Student develops coordination hopping on one foot, and into a specific area.
Student learns that the game has a particular order, like many things in life.
Teacher’s introduction to the activity:
Hopscotch is a sequential, detail oriented game that involves problem solving, physical education, and promotes positive social interaction. Tell the students that hopscotch played many years ago in one room schoolhouses, mostly with a circle in the dirt. According to J.W. Crombie, Esq., it was a prominent game in England in the 1600s and later, handed down from generation to generation. However, it is even older than that! In Ancient Britain during the Roman Empire soldiers wore full armor while training on hopscotch courses over 100' long. They did it to improve their footwork, like football players today. Children copied what they saw and turned it into a game. Hopscotch has been given many names, among them “Potsie”, “Halliwell”, Piko”, in France “Marelles”, in Germany “Templehupfen”, the Netherlands “Hinklebaan”, “Ekaria Dukaria” in India, “Pico” in Vietnam, and last “Rayuela “ in Argentina.
Instruction:
A starting line is drawn 6 inches behind square one.
A dome shaped space known as the “resting area" can be placed after square 10, where players turn around after square 10.
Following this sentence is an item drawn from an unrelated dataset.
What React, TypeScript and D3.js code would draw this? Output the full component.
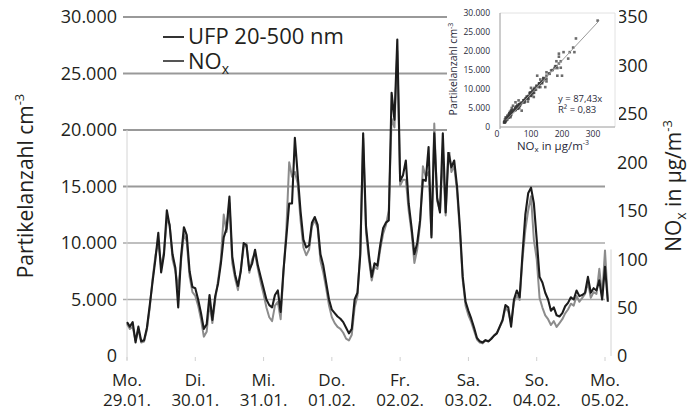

A player tosses a stone onto square one. The player follows the grid hopping (1 foot on the single squares and 2 feet one on adjacent square) and must hop over the square holding their stone.
The player then turns around, repeats the same hopping pattern, pauses on the square just before the square with the stone, picks up the stone and then hops on the remaining squares.
This process is repeated again, throwing the stone on the next highest numbered box, then hopping on the squares in the same manner.
The players turn ends; if the stone does not land on the appropriate square, a player loses their balance and place 2 feet on a single square, a line is hoped/stepped on, a wrong square is hopped, a square is hopped that has a stone, both feet were placed in a square or the stone was not picked up.
Variations:
1. Instead of numbers, use letters, shapes, or colors.
2. Children often make up songs as they play; create a song used while children jump.
3. Play as a team.
Crombie, J. W. (1886). History of the Game of Hop-Scotch. Journal of the Antropological Institute of
Great Britain and Ireland, vol. 15, 403-408.